Nineteen Eighty-Four is right: “the novel examines the role of truth and facts within politics and the ways in which they are manipulated.”
“Markets, despite the recent correction, remain historically, horrifically overvalued”
Not to beat a dead horse or state the painfully obvious, but the stock market being at historic highs while investors are holding historic amounts of debt is, historically, not a great place to be.

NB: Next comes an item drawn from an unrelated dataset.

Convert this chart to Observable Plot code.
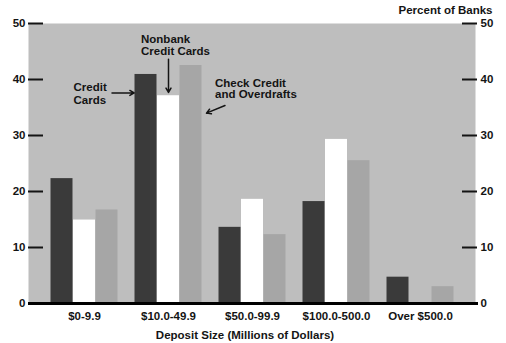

To be super clear, and to return to the reason why the traditional 60/40 portfolio of stocks/bonds is completely broken:
The last time CPI was at 7%, the U.S. 10-year Treasury (the “risk-free rate of return") was yielding 9%, so a fixed income investor (i.e. bond investor) could easily earn a nominal return of 2% over the inflation rate just by holding Treasuries. 🙂
But today, CPI is 7% and the U.S. 10-year yields less than 2%. So if bond investors try to do the same thing they are losing 5% each year simply by holding Treasuries. 😬
So what is a fixed income investor or pension fund supposed to do for clients depending on these interest rates to live on in retirement? The only thing they can do: they buy stocks. Not based on individual valuations, but because they have no choice. It’s either a guaranteed loss or an unreliable and riskier source of gains. That’s part of the reason the equity prices are sky high: now bond investors are buying them out of desperation. 🤞
A classic catch-22.
Eventually stocks are expected to see a “repricing event” back down to more realistic fundamentals-based valuations, which would likely plunge us into a recession or depression… but only if the government allows it. They can always try to print, stimulate, and fake their way into more bailouts and universal basic income checks like last time.
But can they? Again?
Stranger things have happened. Or so I’ve read.
"All good books are alike in that they are truer than if they had really happened and after you are finished reading one you will feel that all that happened to you and afterwards it all belongs to you."